Not this independent one!
Cheers…
I carefully read the 71 page Sifma brief: I found many things I disagreed with. But on page 38, I did find one point that was well made:
We believe that the issuer should be required to disclose whether the sponsor or other obligated party is required to repurchase or replace any pool asset if the asset becomes delinquent in payment in the first 90 days (or other period) after origination.
Smon
Good point. Seems every trick in the book is used to avoid real decisions. Study these cases – most avoid responsibly addressing the real issues. The question is – Why??
What did we buy?
$23 Trillion… not $700 Billion
[youtube=http://www.youtube.com/watch?v=lDJc0PZV-Bk&hl=en_US&fs=1?color1=0x5d1719&color2=0xcd311b]
These “financial terrorists” have been at it for hundreds of years… infiltrating our government, media, courts, society, etc. Since they couldn’t beat us on the field of battle they did the next best thing to cripple our country… and that was to supplant their financial system upon us.
“The issue which has swept down the centuries and which will have to be fought sooner or later is the people versus the banks.”
-Lord Acton
“I care not what puppet is placed on the throne of England to rule the Empire, …The man that controls Britain’s money supply controls the British Empire. And I control the money supply.”
-Nathan Mayer Rothschild
“The real menace of our Republic is the invisible government which like a giant octopus sprawls its slimy legs over our cities states and nation. At the head is a small group of banking houses generally referred to as ‘international bankers.’ This little coterie… run our government for their own selfish ends. It operates under cover of a self-created screen…[and] seizes…our executive officers… legislative bodies… schools… courts… newspapers and every agency created for the public protection.”
-John F. Hylan
“History records that the money changers have used every form of abuse, intrigue, deceit, and violent means possible to maintain their control over governments by controlling the money and its issuance.”
-James Madison
“The few who could understand the system will either be so interested in its profits, or so dependent on its favours, that there will be no opposition from that class, while on the other hand, the great body of the people mentally incapable of comprehending the tremendous advantage that capital derives from the system, will bear its burdens without complaint, and perhaps without even suspecting that the system is inimical to their interests.”
-John Sherman
So tell me, why is it that “We the People” have to borrow what should be “OUR” money and pay it back to these “demolition experts” with interest?
Source:
http://quotes.liberty-tree.ca/quotes_about/rothschild
There is nothing FREE about the work, stress, interest, and degrading we’ve experienced trying to deal with GMAC and bring them to justice. Everyday is a new day and we will not stop until we at least file a suit against them. We cannot let them continue to treat people like they have treated us.
Keep up the fight!!
“The Government Sponsored Enterprise Business Model”
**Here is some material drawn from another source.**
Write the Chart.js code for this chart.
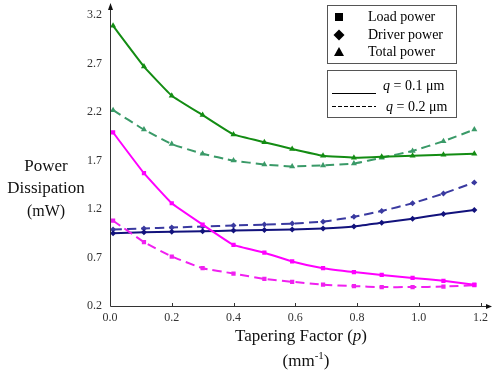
<!DOCTYPE html>
<html>
<head>
<meta charset="utf-8">
<script src="https://cdn.jsdelivr.net/npm/chart.js@4"></script>
<style>
html,body{margin:0;padding:0;background:#fff;}
#wrap{width:493px;height:372px;}
</style>
</head>
<body>
<div id="wrap"><canvas id="c" width="493" height="372"></canvas></div>
<script>
// Tapering factor p (mm^-1)
const pValues = [0.01, 0.11, 0.20, 0.30, 0.40, 0.50, 0.59, 0.69, 0.79, 0.88, 0.98, 1.08, 1.18];
// q = 0.1 um
const loadQ1   = [1.99, 1.57, 1.26, 1.04, 0.83, 0.75, 0.66, 0.59, 0.55, 0.52, 0.49, 0.46, 0.42];
const driverQ1 = [0.95, 0.96, 0.965, 0.97, 0.98, 0.985, 0.99, 1.00, 1.02, 1.06, 1.10, 1.15, 1.19];
const totalQ1  = [3.09, 2.67, 2.37, 2.17, 1.97, 1.89, 1.82, 1.75, 1.73, 1.74, 1.75, 1.76, 1.77];
// q = 0.2 um
const loadQ2   = [1.08, 0.86, 0.71, 0.59, 0.535, 0.48, 0.45, 0.42, 0.405, 0.395, 0.395, 0.40, 0.415];
const driverQ2 = [0.99, 1.00, 1.01, 1.02, 1.03, 1.04, 1.05, 1.07, 1.12, 1.18, 1.26, 1.36, 1.475];
const totalQ2  = [2.22, 2.02, 1.87, 1.77, 1.70, 1.66, 1.64, 1.65, 1.67, 1.73, 1.80, 1.90, 2.02];

const yTicks = [0.2, 0.7, 1.2, 1.7, 2.2, 2.7, 3.2];
const xTicks = [0.0, 0.2, 0.4, 0.6, 0.8, 1.0, 1.2];

const yTitleLines = ['Power', 'Dissipation', '(mW)'];
const xTitle = 'Tapering Factor (p)';
const legendMarkers = ['Load power', 'Driver power', 'Total power'];
const legendLines = ['q = 0.1 μm', 'q = 0.2 μm'];

const SERIF = '"Liberation Serif", "Times New Roman", serif';

function pts(arr){ return arr.map((v,i)=>({x:pValues[i], y:v})); }
function ds(arr, color, style, dashed){
  return {
    data: pts(arr),
    borderColor: color, backgroundColor: color,
    borderWidth: 2,
    borderDash: dashed ? [9,5] : [],
    pointStyle: style,
    pointRadius: style==='triangle' ? 3.5 : 3,
    pointBorderWidth: 0,
    tension: 0.1,
    fill: false
  };
}

const G1 = '#138c13', G2 = '#3a9a68', M1 = '#ff00ff', M2 = '#f020f0', N1 = '#12127c', N2 = '#3a3aa0';

const deco = {
  id: 'deco',
  afterDraw(chart){
    const ctx = chart.ctx, xs = chart.scales.x, ys = chart.scales.y;
    const x0 = xs.getPixelForValue(0), yb = ys.getPixelForValue(0.2);
    ctx.save();
    ctx.strokeStyle = '#333'; ctx.fillStyle = '#111'; ctx.lineWidth = 1;
    // axes
    ctx.beginPath();
    ctx.moveTo(x0+0.5, 7); ctx.lineTo(x0+0.5, yb+0.5); ctx.lineTo(489, yb+0.5);
    ctx.stroke();
    // arrows
    ctx.beginPath(); ctx.moveTo(x0+0.5, 3); ctx.lineTo(x0-2, 10); ctx.lineTo(x0+3, 10); ctx.closePath(); ctx.fill();
    ctx.beginPath(); ctx.moveTo(492, yb+0.5); ctx.lineTo(486, yb-2); ctx.lineTo(486, yb+3); ctx.closePath(); ctx.fill();
    // small inner ticks on x axis
    ctx.beginPath();
    xTicks.slice(1).forEach(v=>{ const px = Math.round(xs.getPixelForValue(v))+0.5; ctx.moveTo(px, yb); ctx.lineTo(px, yb-3); });
    ctx.stroke();

    // y title
    ctx.fillStyle = '#111';
    ctx.font = '17px ' + SERIF;
    ctx.textAlign = 'center'; ctx.textBaseline = 'middle';
    ctx.fillText(yTitleLines[0], 46, 167);
    ctx.fillText(yTitleLines[1], 46, 189);
    ctx.font = '16px ' + SERIF;
    ctx.fillText(yTitleLines[2], 46, 212);

    // x title with italic p
    ctx.font = '17px ' + SERIF;
    const part1 = 'Tapering Factor (', part2 = 'p', part3 = ')';
    const w1 = ctx.measureText(part1).width;
    ctx.font = 'italic 17px ' + SERIF;
    const w2 = ctx.measureText(part2).width;
    ctx.font = '17px ' + SERIF;
    const w3 = ctx.measureText(part3).width;
    let sx = 301 - (w1+w2+w3)/2;
    ctx.textAlign = 'left';
    ctx.fillText(part1, sx, 337);
    ctx.font = 'italic 17px ' + SERIF; ctx.fillText(part2, sx+w1, 337);
    ctx.font = '17px ' + SERIF; ctx.fillText(part3, sx+w1+w2, 337);
    // (mm-1)
    ctx.font = '17px ' + SERIF;
    const a = '(mm', b = '-1', c = ')';
    const wa = ctx.measureText(a).width, wc = ctx.measureText(c).width;
    ctx.font = '11px ' + SERIF;
    const wb = ctx.measureText(b).width;
    sx = 306 - (wa+wb+wc)/2;
    ctx.font = '17px ' + SERIF; ctx.fillText(a, sx, 362);
    ctx.font = '11px ' + SERIF; ctx.fillText(b, sx+wa, 356);
    ctx.font = '17px ' + SERIF; ctx.fillText(c, sx+wa+wb, 362);

    // legend box 1
    ctx.strokeStyle = '#555'; ctx.lineWidth = 1;
    ctx.fillStyle = '#fff';
    ctx.fillRect(327.5, 5.5, 129, 58); ctx.strokeRect(327.5, 5.5, 129, 58);
    ctx.fillStyle = '#000';
    const rowsY = [17, 35, 52];
    // square
    ctx.fillRect(335, rowsY[0]-4, 8, 8);
    // diamond
    ctx.beginPath(); ctx.moveTo(339, rowsY[1]-5.5); ctx.lineTo(344.5, rowsY[1]); ctx.lineTo(339, rowsY[1]+5.5); ctx.lineTo(333.5, rowsY[1]); ctx.closePath(); ctx.fill();
    // triangle
    ctx.beginPath(); ctx.moveTo(339, rowsY[2]-5); ctx.lineTo(344, rowsY[2]+4); ctx.lineTo(334, rowsY[2]+4); ctx.closePath(); ctx.fill();
    ctx.font = '14px ' + SERIF; ctx.textAlign = 'left'; ctx.textBaseline = 'middle';
    legendMarkers.forEach((t,i)=> ctx.fillText(t, 368, rowsY[i]));

    // legend box 2
    ctx.fillStyle = '#fff';
    ctx.fillRect(327.5, 70.5, 129, 47); ctx.strokeRect(327.5, 70.5, 129, 47);
    ctx.strokeStyle = '#000'; ctx.lineWidth = 1;
    ctx.beginPath(); ctx.moveTo(332, 93.5); ctx.lineTo(376, 93.5); ctx.stroke();
    ctx.setLineDash([4,2]);
    ctx.beginPath(); ctx.moveTo(332, 106.5); ctx.lineTo(376, 106.5); ctx.stroke();
    ctx.setLineDash([]);
    ctx.fillStyle = '#000';
    function qLine(text, x, y){
      ctx.font = 'italic 14px ' + SERIF;
      ctx.fillText(text[0], x, y);
      const wq = ctx.measureText(text[0]).width;
      ctx.font = '14px ' + SERIF;
      ctx.fillText(text.slice(1), x+wq, y);
    }
    qLine(legendLines[0], 383, 86);
    qLine(legendLines[1], 386, 107);
    ctx.restore();
  }
};

new Chart(document.getElementById('c'), {
  type: 'line',
  data: {
    datasets: [
      ds(totalQ1, G1, 'triangle', false),
      ds(totalQ2, G2, 'triangle', true),
      ds(loadQ1, M1, 'rect', false),
      ds(loadQ2, M2, 'rect', true),
      ds(driverQ1, N1, 'rectRot', false),
      ds(driverQ2, N2, 'rectRot', true)
    ]
  },
  options: {
    responsive: false,
    animation: false,
    layout: { padding: { left: 0, top: 13, right: 10, bottom: 0 } },
    plugins: { legend: { display: false }, tooltip: { enabled: false } },
    scales: {
      x: {
        type: 'linear', min: 0, max: 1.2,
        grid: { display: false, drawTicks: false }, border: { display: false },
        afterBuildTicks(s){ s.ticks = xTicks.map(v=>({value:v})); },
        ticks: { color: '#333', font: { family: SERIF, size: 12 }, padding: 5, maxRotation: 0,
                 callback: v => Number(v).toFixed(1) },
        afterFit(s){ s.height = 66; }
      },
      y: {
        type: 'linear', min: 0.2, max: 3.2,
        grid: { display: false, drawTicks: false }, border: { display: false },
        afterBuildTicks(s){ s.ticks = yTicks.map(v=>({value:v})); },
        ticks: { color: '#333', font: { family: SERIF, size: 12 }, padding: 8,
                 callback: v => Number(v).toFixed(1) },
        afterFit(s){ s.width = 110; }
      }
    }
  },
  plugins: [deco]
});
</script>
</body>
</html>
Called by Treasury Sec Hank Paulson, George Soros “Fatally flawed” , “hoplessly conflicted”, “simply does not work”.
If Obama called in the board of Wal Mart and asked them them what to do with such a business model………….what do you think that they would suggest?
FLOOD THE CITY COUNSEL ROOMS WITH PEOPLE AND BRING IT TO THE ATTENTION OF THE CITY COUNSEL. THE LOCAL D.A. FILE CRIMINAL COMPLAINTS.
CHECK OUT THE CITY OF BELL IN THE LATIMES ARCHIVES + NEIL GARFIELDS ANALYSIS.
BUT DO IT AT THE LOCAL LEVEL
“Common Law, TILA, RESPA, UDCPA will do just fine.”
The problem with this statement is that every lawyer I have spoken with says federal courts have NOT yet ruled responsibly and by law on these issues. The laws are there, in other words, but the judges aren’t buying it. Probably still ruling against giving a “free house”.
How then are we to rely on Common Law, TILA, RESPA, UDCPA?